Can a 5 to 9 member Board of Directors do all the work? Yes, BUT...
Committees are a common governance solution to tackle specific work streams in more efficient ways than a Board of Directors might be able to dispatch in a timely fashion. Committees take many forms and, as with many pertinent common interest community topics, your state statutes might dictate the ways that committees can function. The following Committees Governance Structure document is excerpted from Bylaws Words of Wisdom. Remember that your Board often has authority to delegate specific processes, tasks and work streams, but does not have authority to delegate its ultimate responsibility to govern your community.
View an example committee charter at the bottom of this page. Please note the "less is more" charter format that eschews "WHEREAS" and "THEREFORE" for plain language. Committees do not need complicated and/or verbose charters to make them effective. Clear direction and excellent volunteer leadership will help committees shine and provide value added service to your community.
What kind of committees might you establish?
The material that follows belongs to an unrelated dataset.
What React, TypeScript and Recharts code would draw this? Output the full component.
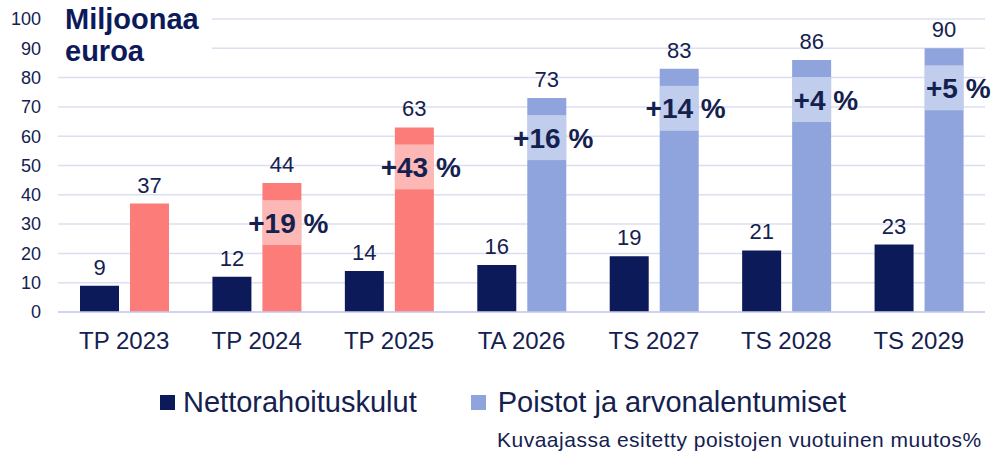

Here are some ideas:
Finance (related to your annual budget, investment strategy, reserve study updates, etc.)
Information Technology (IT)
N.B. Committees are not experiments. If your association solicits interest and stands up one or more committees, and the members of those committees take the time to perform appropriate due diligence in executing their charter, your Board has a responsibility to execute and govern based on the recommendations you receive unless there are significant mitigating factors. Choosing to ignore reasonable, well-researched committee recommendations turns volunteer time and energy into a frustrating, low-yield experimental exercise.
Responsibilities of volunteer directors are generally reserved to your bylaws and left relatively vague (see our Board & Officers page). That does not preclude the Board from designating one or two Directors to serve as liaisons -- or from delegating specific, limited powers -- for a specific document or project as an alternative to forming one or more committees.
Volunteers are the heart and soul of common interest communities. Results from the Volunteer Involvement Survey reveal:
84% of CICs have at least one and as many as 10+ active committees, yet nearly 46% of respondents indicate their CIC DOES NOT make effective use of committees.